Khaled Nassef, Minister's Assistant for Information Technology, Ministry of Finance
President Sisi is chairing the National Payments Council to put a general framework to shift to a less cash-based society and to create a national system of payment and cards, while CBE is investing heavily for developing a ‘seamless’ customer experience. This includes the promotion of innovative technologies in the design and delivery of financial services, including the review of Digital Banking regulations and the launch of a fund for innovation and investment in talents and startups worth EGP 1 billion (approximately $59 million). Amid such positive change, the bank-customer relationship must be continually nurtured.

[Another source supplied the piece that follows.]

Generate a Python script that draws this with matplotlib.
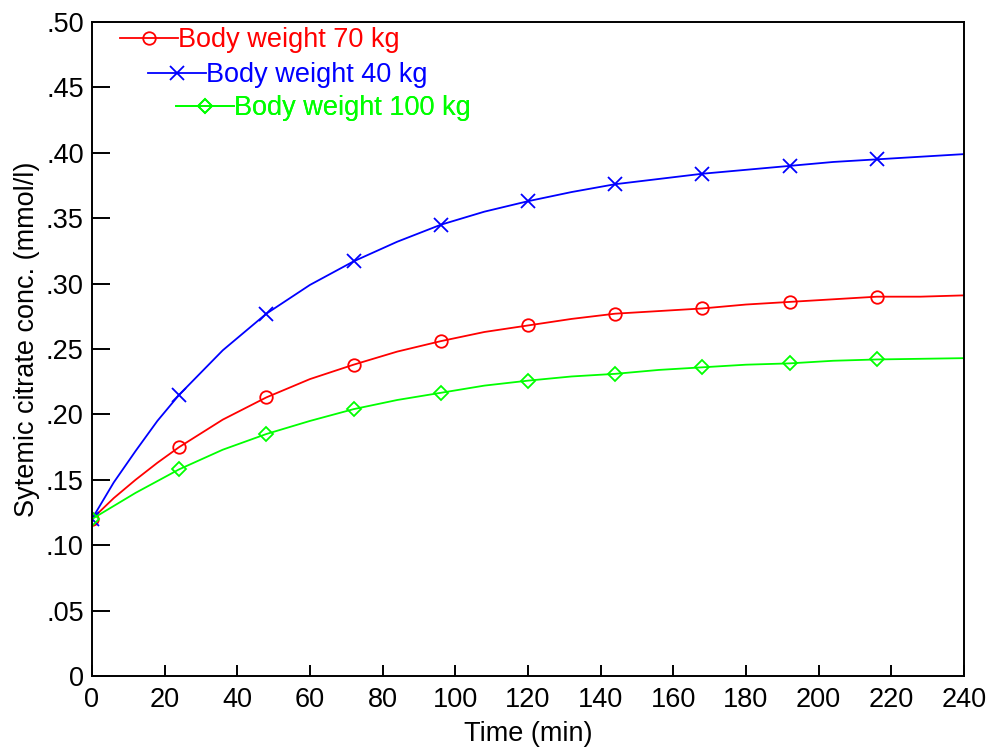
import matplotlib.pyplot as plt
from matplotlib.ticker import FixedLocator, FixedFormatter

plt.rcParams['font.family'] = ['Liberation Sans', 'DejaVu Sans']

# time points (min)
time = [0, 6, 12, 18, 24, 36, 48, 60, 72, 84, 96, 108, 120, 132, 144, 156,
        168, 180, 192, 204, 216, 228, 240]

bw70 = [0.120, 0.136, 0.150, 0.163, 0.175, 0.196, 0.213, 0.227, 0.238, 0.248,
        0.256, 0.263, 0.268, 0.273, 0.277, 0.279, 0.281, 0.284, 0.286, 0.288,
        0.290, 0.290, 0.291]
bw40 = [0.120, 0.148, 0.172, 0.195, 0.215, 0.249, 0.277, 0.299, 0.317, 0.332,
        0.345, 0.355, 0.363, 0.370, 0.376, 0.380, 0.384, 0.387, 0.390, 0.393,
        0.395, 0.397, 0.399]
bw100 = [0.120, 0.130, 0.140, 0.149, 0.158, 0.173, 0.185, 0.195, 0.204, 0.211,
         0.2165, 0.222, 0.2258, 0.229, 0.231, 0.234, 0.236, 0.238, 0.239,
         0.241, 0.242, 0.2425, 0.243]

xticks = [0, 20, 40, 60, 80, 100, 120, 140, 160, 180, 200, 220, 240]
yticks = [0, 0.05, 0.10, 0.15, 0.20, 0.25, 0.30, 0.35, 0.40, 0.45, 0.50]
ytick_labels = ['0', '.05', '.10', '.15', '.20', '.25', '.30', '.35', '.40',
                '.45', '.50']

series = [
    ('Body weight 70 kg', bw70, '#ff0000', 'o', 9),
    ('Body weight 40 kg', bw40, '#0000ff', 'x', 10),
    ('Body weight 100 kg', bw100, '#00ff00', 'D', 7),
]

# markers every 24 min
mark_idx = [i for i, t in enumerate(time) if t % 24 == 0 and t < 240]

fig = plt.figure(figsize=(9.9, 7.49), dpi=100)
ax = fig.add_axes([0.0929, 0.0975, 0.8808, 0.8731])

handles = []
for label, vals, color, mk, ms in series:
    h, = ax.plot(time, vals, color=color, linewidth=1.3, marker=mk,
                 markersize=ms, markevery=mark_idx,
                 markerfacecolor='none', markeredgecolor=color,
                 markeredgewidth=1.3, label=label)
    handles.append(h)

ax.set_xlim(0, 240)
ax.set_ylim(0, 0.5)
ax.xaxis.set_major_locator(FixedLocator(xticks))
ax.yaxis.set_major_locator(FixedLocator(yticks))
ax.yaxis.set_major_formatter(FixedFormatter(ytick_labels))
ax.tick_params(axis='both', direction='in', labelsize=19.5, width=1.4,
               top=False, right=False)
ax.tick_params(axis='y', length=13, pad=6)
ax.tick_params(axis='x', length=8, pad=8)
for sp in ax.spines.values():
    sp.set_linewidth(1.4)

ax.set_xlabel('Time (min)', fontsize=19.5, labelpad=6)
ax.set_ylabel('Sytemic citrate conc. (mmol/l)', fontsize=19.5, labelpad=4,
              y=0.515)

# staggered legend entries, one legend per series
anchors = [(0.032, 0.9725), (0.0642, 0.919), (0.0963, 0.8685)]
for h, (ax_x, ax_y) in zip(handles, anchors):
    leg = ax.legend([h], [h.get_label()], loc='center left',
                    bbox_to_anchor=(ax_x, ax_y), frameon=False,
                    fontsize=19.5, handlelength=2.15, handletextpad=0.0,
                    borderpad=0, borderaxespad=0, markerscale=1.0,
                    labelcolor=h.get_color())
    ax.add_artist(leg)

fig.savefig('out.png', dpi=100)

Brands who do it right become the heroes of their customers’ community. This forms the strongest of bonds between service providers and customers. If your customers value the service and experience you offer them, they will have a deep-rooted appreciation of the brand and will want to do more and more business with you.
Thibaud Weick, CEO, Mortimer Harvey
Each customer is different and so their preferred touch points differ. It may be online, via a call center or a face-to-face chat. One size will not fit all; services must be tailored.
Digitisation also strengthens visibility, which again is vital to deepening trust in bank-customer relationships. Digital channels that both the bank and customer can openly access promote a collaborative and sharing culture. Gone are the days of rummaging through piles of paperwork in a drawer; a few clicks of a button now reveal the inner workings of banking. This bolsters co-creation, decentralisation and dialogue – each essential to improving efficiency and bolstering growth in Egypt’s banking sector.
Collaborations within Egypt's banking sector, including with FinTech companies and digital infrastructure specialists, are integral to accelerating progress. Working together means HSBC has been able to improve its offering quickly, resulting in greater speed and efficiency for its clients.
Noor Adhami, Regional Head of Global Liquidity and Cash Management for HSBC MENAT
This is just the beginning. A recent HSBC Navigator report said more than a third of service businesses worldwide believe that the greater use of technology will be their main driver for trade growth in the years ahead. HSBC and its Egyptian partners are in the front ‘carriage’ of this global train as it speeds – affordably and sustainably – towards a digital future.